++++ Dataset extract ++++

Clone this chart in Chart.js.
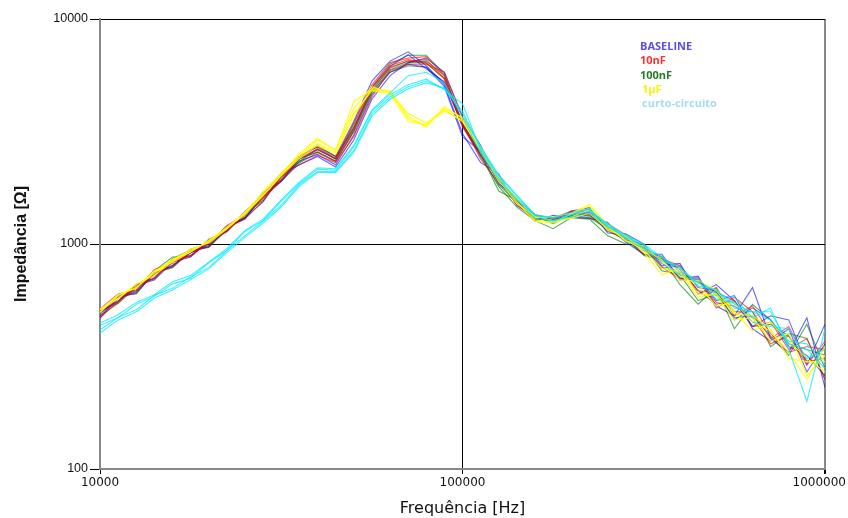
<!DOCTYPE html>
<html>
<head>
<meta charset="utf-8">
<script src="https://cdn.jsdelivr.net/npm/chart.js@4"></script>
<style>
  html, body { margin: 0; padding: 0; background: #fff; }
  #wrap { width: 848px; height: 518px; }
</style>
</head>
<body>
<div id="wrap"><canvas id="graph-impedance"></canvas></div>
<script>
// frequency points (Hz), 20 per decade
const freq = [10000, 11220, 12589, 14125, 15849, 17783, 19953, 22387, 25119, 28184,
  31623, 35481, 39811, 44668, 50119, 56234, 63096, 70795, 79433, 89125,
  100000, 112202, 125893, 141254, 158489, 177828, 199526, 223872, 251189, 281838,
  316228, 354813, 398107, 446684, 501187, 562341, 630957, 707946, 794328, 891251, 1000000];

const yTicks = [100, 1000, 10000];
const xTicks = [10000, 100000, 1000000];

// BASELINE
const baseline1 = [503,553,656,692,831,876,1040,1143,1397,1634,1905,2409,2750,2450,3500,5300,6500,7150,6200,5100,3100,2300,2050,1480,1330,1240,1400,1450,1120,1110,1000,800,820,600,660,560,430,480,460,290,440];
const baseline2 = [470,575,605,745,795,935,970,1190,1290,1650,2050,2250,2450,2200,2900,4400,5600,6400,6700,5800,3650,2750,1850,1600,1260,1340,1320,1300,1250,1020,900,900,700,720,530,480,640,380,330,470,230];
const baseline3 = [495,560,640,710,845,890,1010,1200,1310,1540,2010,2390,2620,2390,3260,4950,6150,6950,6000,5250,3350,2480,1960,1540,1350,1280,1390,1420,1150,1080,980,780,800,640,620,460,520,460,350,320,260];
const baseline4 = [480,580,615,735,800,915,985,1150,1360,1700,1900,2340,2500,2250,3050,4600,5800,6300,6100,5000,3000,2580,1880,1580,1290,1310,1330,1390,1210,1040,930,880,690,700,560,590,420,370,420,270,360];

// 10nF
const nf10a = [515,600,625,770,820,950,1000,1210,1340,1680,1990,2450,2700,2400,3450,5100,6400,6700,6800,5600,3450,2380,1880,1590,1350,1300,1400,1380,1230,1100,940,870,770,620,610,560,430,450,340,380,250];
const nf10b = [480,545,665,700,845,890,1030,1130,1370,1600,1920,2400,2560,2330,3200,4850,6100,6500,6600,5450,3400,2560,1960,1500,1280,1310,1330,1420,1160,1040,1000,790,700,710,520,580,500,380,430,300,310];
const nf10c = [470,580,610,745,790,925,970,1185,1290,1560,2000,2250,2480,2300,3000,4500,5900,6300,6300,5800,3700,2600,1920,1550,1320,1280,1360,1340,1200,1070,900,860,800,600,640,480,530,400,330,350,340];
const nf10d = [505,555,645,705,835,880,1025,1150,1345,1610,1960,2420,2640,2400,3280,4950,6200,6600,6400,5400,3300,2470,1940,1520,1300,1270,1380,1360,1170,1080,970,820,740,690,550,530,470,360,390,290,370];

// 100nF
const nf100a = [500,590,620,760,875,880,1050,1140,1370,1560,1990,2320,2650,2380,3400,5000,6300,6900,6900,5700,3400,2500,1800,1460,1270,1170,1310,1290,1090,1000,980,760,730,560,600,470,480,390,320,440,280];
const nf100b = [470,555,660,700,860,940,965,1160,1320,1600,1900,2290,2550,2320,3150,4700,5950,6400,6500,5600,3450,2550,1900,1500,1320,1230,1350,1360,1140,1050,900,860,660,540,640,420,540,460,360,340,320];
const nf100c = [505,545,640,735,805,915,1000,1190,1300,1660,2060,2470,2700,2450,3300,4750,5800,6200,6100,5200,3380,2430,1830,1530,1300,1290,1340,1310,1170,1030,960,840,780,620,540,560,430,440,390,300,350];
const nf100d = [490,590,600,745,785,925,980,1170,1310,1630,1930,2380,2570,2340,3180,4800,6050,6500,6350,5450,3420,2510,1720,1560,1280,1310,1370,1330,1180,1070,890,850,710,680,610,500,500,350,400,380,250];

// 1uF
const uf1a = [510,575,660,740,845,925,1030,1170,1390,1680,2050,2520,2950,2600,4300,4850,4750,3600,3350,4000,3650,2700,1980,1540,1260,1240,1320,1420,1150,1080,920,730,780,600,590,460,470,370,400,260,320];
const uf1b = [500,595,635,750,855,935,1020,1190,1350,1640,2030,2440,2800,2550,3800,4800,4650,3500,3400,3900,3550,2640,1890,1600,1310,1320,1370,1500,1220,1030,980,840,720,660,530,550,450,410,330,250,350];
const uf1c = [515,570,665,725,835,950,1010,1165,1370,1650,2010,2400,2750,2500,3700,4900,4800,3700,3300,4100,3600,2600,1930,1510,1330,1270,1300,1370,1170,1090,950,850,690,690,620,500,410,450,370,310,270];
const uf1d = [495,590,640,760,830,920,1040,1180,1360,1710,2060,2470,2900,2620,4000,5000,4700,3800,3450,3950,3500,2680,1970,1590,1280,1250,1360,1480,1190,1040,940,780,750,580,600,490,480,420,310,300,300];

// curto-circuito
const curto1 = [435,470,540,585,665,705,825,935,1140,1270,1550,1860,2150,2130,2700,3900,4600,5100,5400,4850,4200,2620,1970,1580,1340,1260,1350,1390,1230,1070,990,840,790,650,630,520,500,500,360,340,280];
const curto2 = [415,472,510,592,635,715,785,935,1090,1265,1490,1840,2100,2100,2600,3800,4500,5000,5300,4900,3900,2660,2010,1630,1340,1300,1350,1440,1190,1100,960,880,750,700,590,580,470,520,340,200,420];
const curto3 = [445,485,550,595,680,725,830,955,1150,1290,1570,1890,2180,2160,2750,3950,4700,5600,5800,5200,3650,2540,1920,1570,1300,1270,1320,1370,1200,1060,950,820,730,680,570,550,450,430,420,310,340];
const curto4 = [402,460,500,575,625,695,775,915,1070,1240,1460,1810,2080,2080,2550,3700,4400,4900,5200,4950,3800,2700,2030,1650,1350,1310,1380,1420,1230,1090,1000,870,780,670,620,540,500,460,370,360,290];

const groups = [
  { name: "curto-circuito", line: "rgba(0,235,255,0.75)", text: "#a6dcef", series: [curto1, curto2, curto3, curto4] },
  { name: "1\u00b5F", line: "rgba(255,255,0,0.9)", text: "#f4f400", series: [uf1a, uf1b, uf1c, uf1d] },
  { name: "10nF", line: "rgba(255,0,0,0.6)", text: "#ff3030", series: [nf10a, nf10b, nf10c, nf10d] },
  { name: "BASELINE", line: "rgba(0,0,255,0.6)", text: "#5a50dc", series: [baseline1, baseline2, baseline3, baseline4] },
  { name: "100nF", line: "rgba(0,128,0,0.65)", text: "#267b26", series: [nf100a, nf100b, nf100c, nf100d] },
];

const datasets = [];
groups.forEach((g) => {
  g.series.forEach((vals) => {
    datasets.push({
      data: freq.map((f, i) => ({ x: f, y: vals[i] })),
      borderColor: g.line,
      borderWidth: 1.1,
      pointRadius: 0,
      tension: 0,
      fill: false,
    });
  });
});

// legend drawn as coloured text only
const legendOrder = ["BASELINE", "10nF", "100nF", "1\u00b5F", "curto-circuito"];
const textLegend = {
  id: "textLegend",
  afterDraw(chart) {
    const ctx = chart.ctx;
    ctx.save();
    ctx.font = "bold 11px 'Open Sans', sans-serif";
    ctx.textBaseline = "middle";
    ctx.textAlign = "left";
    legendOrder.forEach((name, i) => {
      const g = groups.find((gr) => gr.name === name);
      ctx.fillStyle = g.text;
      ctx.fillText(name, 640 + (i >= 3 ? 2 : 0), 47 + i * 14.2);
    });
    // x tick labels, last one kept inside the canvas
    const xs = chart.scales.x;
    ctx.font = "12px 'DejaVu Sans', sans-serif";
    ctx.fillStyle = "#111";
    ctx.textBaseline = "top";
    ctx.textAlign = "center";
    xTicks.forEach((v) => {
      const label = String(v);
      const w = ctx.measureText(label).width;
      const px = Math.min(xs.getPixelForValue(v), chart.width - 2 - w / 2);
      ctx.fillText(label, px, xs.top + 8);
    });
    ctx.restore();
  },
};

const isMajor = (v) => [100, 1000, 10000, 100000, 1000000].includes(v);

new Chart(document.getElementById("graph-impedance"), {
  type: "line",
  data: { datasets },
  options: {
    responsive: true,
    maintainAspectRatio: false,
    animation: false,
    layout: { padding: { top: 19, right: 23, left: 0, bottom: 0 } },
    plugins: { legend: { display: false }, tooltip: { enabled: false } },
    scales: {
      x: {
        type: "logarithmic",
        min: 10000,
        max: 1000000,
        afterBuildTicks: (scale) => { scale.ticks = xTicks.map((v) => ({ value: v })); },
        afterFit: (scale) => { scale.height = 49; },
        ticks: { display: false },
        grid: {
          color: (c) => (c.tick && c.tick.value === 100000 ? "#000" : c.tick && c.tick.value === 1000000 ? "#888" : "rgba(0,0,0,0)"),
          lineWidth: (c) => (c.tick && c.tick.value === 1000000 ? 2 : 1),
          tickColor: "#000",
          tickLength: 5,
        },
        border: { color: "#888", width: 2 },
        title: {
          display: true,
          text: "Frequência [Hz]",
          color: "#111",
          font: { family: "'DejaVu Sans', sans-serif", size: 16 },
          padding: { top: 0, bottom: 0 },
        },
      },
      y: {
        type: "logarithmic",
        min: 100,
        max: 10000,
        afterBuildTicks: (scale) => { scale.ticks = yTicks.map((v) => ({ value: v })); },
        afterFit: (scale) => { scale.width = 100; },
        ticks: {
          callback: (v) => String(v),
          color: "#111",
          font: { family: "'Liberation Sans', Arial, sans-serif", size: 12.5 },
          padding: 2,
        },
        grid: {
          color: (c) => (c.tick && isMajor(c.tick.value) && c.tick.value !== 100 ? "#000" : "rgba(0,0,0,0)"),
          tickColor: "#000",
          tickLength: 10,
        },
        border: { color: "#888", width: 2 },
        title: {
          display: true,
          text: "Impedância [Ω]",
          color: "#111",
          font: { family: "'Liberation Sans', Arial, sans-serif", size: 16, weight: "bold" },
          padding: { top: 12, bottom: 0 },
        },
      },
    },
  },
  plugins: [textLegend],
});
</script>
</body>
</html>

++++

Repeat the listing above from its first line through the line that contains "const xTicks = [10000, 100000, 1000000];", both included, and nothing more. Drop the pictures.

Clone this chart in Chart.js.
<!DOCTYPE html>
<html>
<head>
<meta charset="utf-8">
<script src="https://cdn.jsdelivr.net/npm/chart.js@4"></script>
<style>
  html, body { margin: 0; padding: 0; background: #fff; }
  #wrap { width: 848px; height: 518px; }
</style>
</head>
<body>
<div id="wrap"><canvas id="graph-impedance"></canvas></div>
<script>
// frequency points (Hz), 20 per decade
const freq = [10000, 11220, 12589, 14125, 15849, 17783, 19953, 22387, 25119, 28184,
  31623, 35481, 39811, 44668, 50119, 56234, 63096, 70795, 79433, 89125,
  100000, 112202, 125893, 141254, 158489, 177828, 199526, 223872, 251189, 281838,
  316228, 354813, 398107, 446684, 501187, 562341, 630957, 707946, 794328, 891251, 1000000];

const yTicks = [100, 1000, 10000];
const xTicks = [10000, 100000, 1000000];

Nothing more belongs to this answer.